Apple, dealing with a lawsuit from the Department of Justice, won a small victory yesterday.
The DoJ alleges that Apple roped a bunch of book publishers into illegally fixing e-book prices.
Yesterday, the government called a Google executive, director of strategic partnerships Thomas Turvey, to the stand as a witness against Apple.
According to the Verge's Greg Sandoval, who is covering the court proceeding as well as anyone, Apple's lawyer, Orin Snyder, mopped the floor with Turvey.
From the moment that Turvey sat down in the witness chair, Snyder began to attack his story. Turvey told the court that in early 2010, representatives of the five accused publishers, all of which have settled with the government, told him directly that they were switching to the agency model because contracts they entered into with Apple required it. But under oath, Turvey acknowledged that his lawyer helped him draft the statement that he filed with the court and that he was unsure whether he or his lawyer wrote important passages. "You can't tell the court whether you wrote it or not," Snyder told him multiple times.
Things went downhill from there. Under Snyder's questioning, Turvey acknowledged that he couldn't remember a single name of any of the publishing executives who had told him Apple was the reason the publishers were switching their business model. He conceded that the publisher's move to the agency system was important to Google's own business, yet Turvey couldn't remember any details about the conversations with publishers.
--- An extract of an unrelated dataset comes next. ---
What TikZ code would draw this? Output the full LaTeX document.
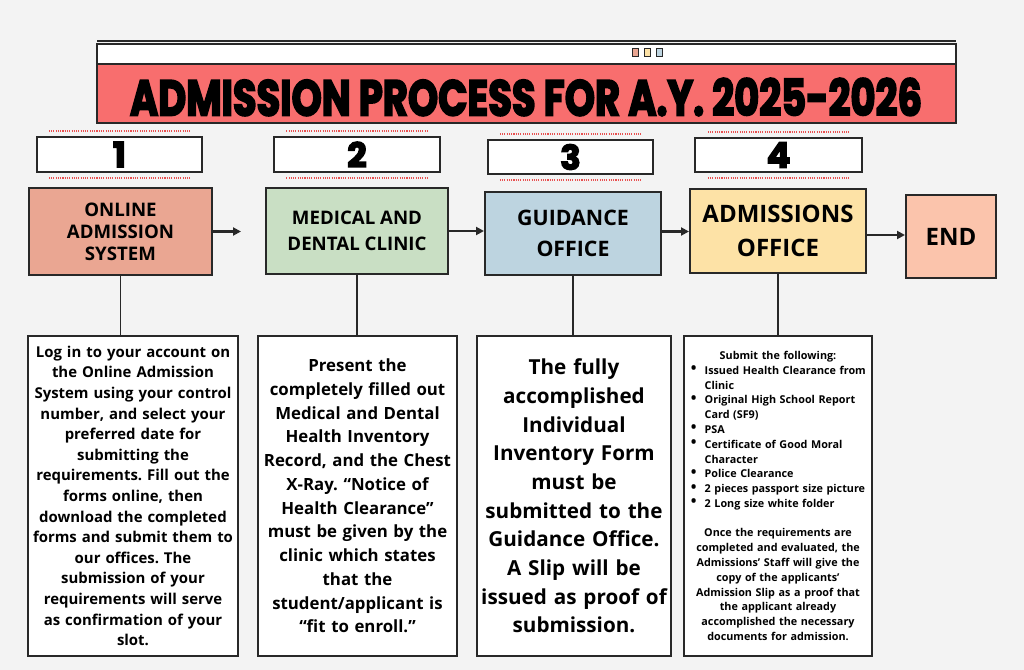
\documentclass[tikz,border=0pt]{standalone}
\usepackage{fontspec}
\setmainfont{Open Sans}
\newfontfamily\titlefont[FakeBold=4]{Poppins}
\usepackage{enumitem}
\usetikzlibrary{arrows.meta}
\frenchspacing
\definecolor{bg}{RGB}{243,243,243}
\definecolor{edge}{RGB}{40,40,40}
\definecolor{titlered}{RGB}{248,110,110}
\definecolor{cone}{RGB}{234,166,146}
\definecolor{ctwo}{RGB}{201,223,196}
\definecolor{cthree}{RGB}{189,212,224}
\definecolor{cfour}{RGB}{253,226,166}
\definecolor{cend}{RGB}{251,196,172}
\definecolor{dotred}{RGB}{232,80,80}
\tikzset{
  stepbox/.style={draw=edge, line width=1.5pt, align=center, font=\bfseries, inner sep=2pt},
  numbox/.style={draw=edge, line width=1.2pt, fill=white, inner sep=0pt},
  descbox/.style={draw=edge, line width=1.5pt, fill=white, align=center, font=\bfseries, inner sep=0pt},
  flow/.style={line width=1.6pt, edge, -{Triangle[length=6pt,width=6pt]}},
  link/.style={line width=1.2pt, edge},
  dotline/.style={dotred, line width=1.9pt, dash pattern=on 0.8pt off 0.9pt}
}
\newcommand{\numtxt}[1]{\resizebox{!}{19pt}{\titlefont\bfseries #1}}
\newcommand{\bigbullet}{\raisebox{0.1ex}{\scalebox{1.4}{\textbullet}}}
\begin{document}
\begin{tikzpicture}[x=0.75pt,y=-0.75pt]
\useasboundingbox (0,0) rectangle (1024,670);
\fill[bg] (0,0) rectangle (1024,670);
% title bar
\draw[edge, line width=1pt] (97,41) -- (956,41);
\draw[edge, line width=1.2pt, fill=white] (97,44) rectangle (956,64);
\draw[edge, line width=1.2pt, fill=titlered] (97,64) rectangle (956,123);
\draw[edge, line width=0.6pt, fill=cone] (632,48) rectangle (638,56);
\draw[edge, line width=0.6pt, fill=cfour] (644,48) rectangle (650,56);
\draw[edge, line width=0.6pt, fill=cthree] (656,48) rectangle (662,56);
\node[inner sep=0pt] (title) at (526,97) {\resizebox{594pt}{28pt}{\titlefont\bfseries ADMISSION PROCESS FOR A.Y. 2025-2026}};
% number boxes
\node[numbox, minimum width=123.75pt, minimum height=26.25pt] (n1) at (119.5,154.5) {\numtxt{1}};
\node[numbox, minimum width=124.5pt, minimum height=26.25pt] (n2) at (357,154.5) {\numtxt{2}};
\node[numbox, minimum width=123.75pt, minimum height=25.5pt] (n3) at (570.5,157) {\numtxt{3}};
\node[numbox, minimum width=125.25pt, minimum height=25.5pt] (n4) at (778.5,155) {\numtxt{4}};
\foreach \n in {n1,n2,n3,n4}{
  \draw[dotline] ([xshift=-53pt,yshift=4pt]\n.north) -- ([xshift=53pt,yshift=4pt]\n.north);
  \draw[dotline] ([xshift=-53pt,yshift=-4pt]\n.south) -- ([xshift=53pt,yshift=-4pt]\n.south);
}
% step boxes
\node[stepbox, fill=cone, minimum width=137.25pt, minimum height=65.25pt, font=\bfseries\fontsize{14pt}{16.5pt}\selectfont] (b1) at (120.5,231.5) {ONLINE\\ADMISSION\\SYSTEM};
\node[stepbox, fill=ctwo, minimum width=136.5pt, minimum height=64.5pt, font=\bfseries\fontsize{14pt}{19pt}\selectfont] (b2) at (357,231) {MEDICAL AND\\DENTAL CLINIC};
\node[stepbox, fill=cthree, minimum width=132pt, minimum height=62.25pt, font=\bfseries\fontsize{16pt}{23pt}\selectfont] (b3) at (573,233.5) {GUIDANCE\\OFFICE};
\node[stepbox, fill=cfour, minimum width=132pt, minimum height=63pt, font=\bfseries\fontsize{18pt}{25pt}\selectfont] (b4) at (778,231) {ADMISSIONS\\OFFICE};
\node[stepbox, fill=cend, minimum width=67.5pt, minimum height=62.25pt, font=\bfseries\fontsize{18pt}{22pt}\selectfont] (b5) at (951,236.5) {END};
\draw[flow] (b1.east) -- ++(21pt,0) coordinate (a1);
\draw[flow] (b2.east) -- (b3.west |- b2.east) ;
\draw[flow] ([yshift=1.5pt]b3.east) -- ([yshift=1.5pt]b3.east -| b4.west);
\draw[flow] ([yshift=-3pt]b4.east) -- ([yshift=-3pt]b4.east -| b5.west);
% descriptions
\node[descbox, minimum width=157.5pt, minimum height=240pt, text width=156pt, font=\bfseries\fontsize{11.2pt}{15.45pt}\selectfont] (d1) at (133,496) {Log in to your account on\\the Online Admission\\System using your control\\number, and select your\\preferred date for\\submitting the\\requirements. Fill out the\\forms online, then\\download the completed\\forms and submit them to\\our offices. The\\submission of your\\requirements will serve\\as confirmation of your\\slot.};
\node[descbox, minimum width=149.25pt, minimum height=240pt, text width=148pt, font=\bfseries\fontsize{12.6pt}{17.8pt}\selectfont] (d2) at (357.5,496) {Present the\\completely filled out\\Medical and Dental\\Health Inventory\\Record, and the Chest\\X-Ray. “Notice of\\Health Clearance”\\must be given by the\\clinic which states\\that the\\student/applicant is\\“fit to enroll.”};
\node[descbox, minimum width=145.5pt, minimum height=240pt, text width=144pt, font=\bfseries\fontsize{15.5pt}{21.5pt}\selectfont] (d3) at (574,496) {The fully\\accomplished\\Individual\\Inventory Form\\must be\\submitted to the\\Guidance Office.\\A Slip will be\\issued as proof of\\submission.};
\node[descbox, minimum width=141pt, minimum height=240pt, text width=140pt, font=\bfseries\fontsize{8.1pt}{11.1pt}\selectfont] (d4) at (778,496) {Submit the following:\\[-1pt]
\raggedright
\begin{itemize}[label=\bigbullet, leftmargin=15pt, labelsep=6pt, itemsep=0pt, topsep=0pt, parsep=0pt, partopsep=0pt]
\item \mbox{Issued Health Clearance from}\\Clinic
\item \mbox{Original High School Report}\\Card (SF9)
\item PSA
\item \mbox{Certificate of Good Moral}\\Character
\item Police Clearance
\item \mbox{2 pieces passport size picture}
\item \mbox{2 Long size white folder}
\end{itemize}
\vspace{11pt}
\centering Once the requirements are\\completed and evaluated, the\\Admissions' Staff will give the\\copy of the applicants'\\Admission Slip as a proof that\\the applicant already\\accomplished the necessary\\documents for admission.\par\vspace{9pt}};
\draw[link] (b1.south) -- (b1.south |- d1.north);
\draw[link] (b2.south) -- (b2.south |- d2.north);
\draw[link] (b3.south) -- (b3.south |- d3.north);
\draw[link] (b4.south) -- (b4.south |- d4.north);
\end{tikzpicture}
\end{document}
By the end of the interview Turvey had gone from saying the publishers had told him directly, to saying they had merely told people on his team, to finally saying the publishers had "likely" told someone on his team.
Finally, the judge stepped in to stop the beating, telling the court: " Let's allow Mr. Turvey to escape so he can enjoy his Thursday."
Later, Sandoval tweeted: " This is why you pay for good lawyers. Apple's lawyers destroyed credibility of DOJ's Google witness."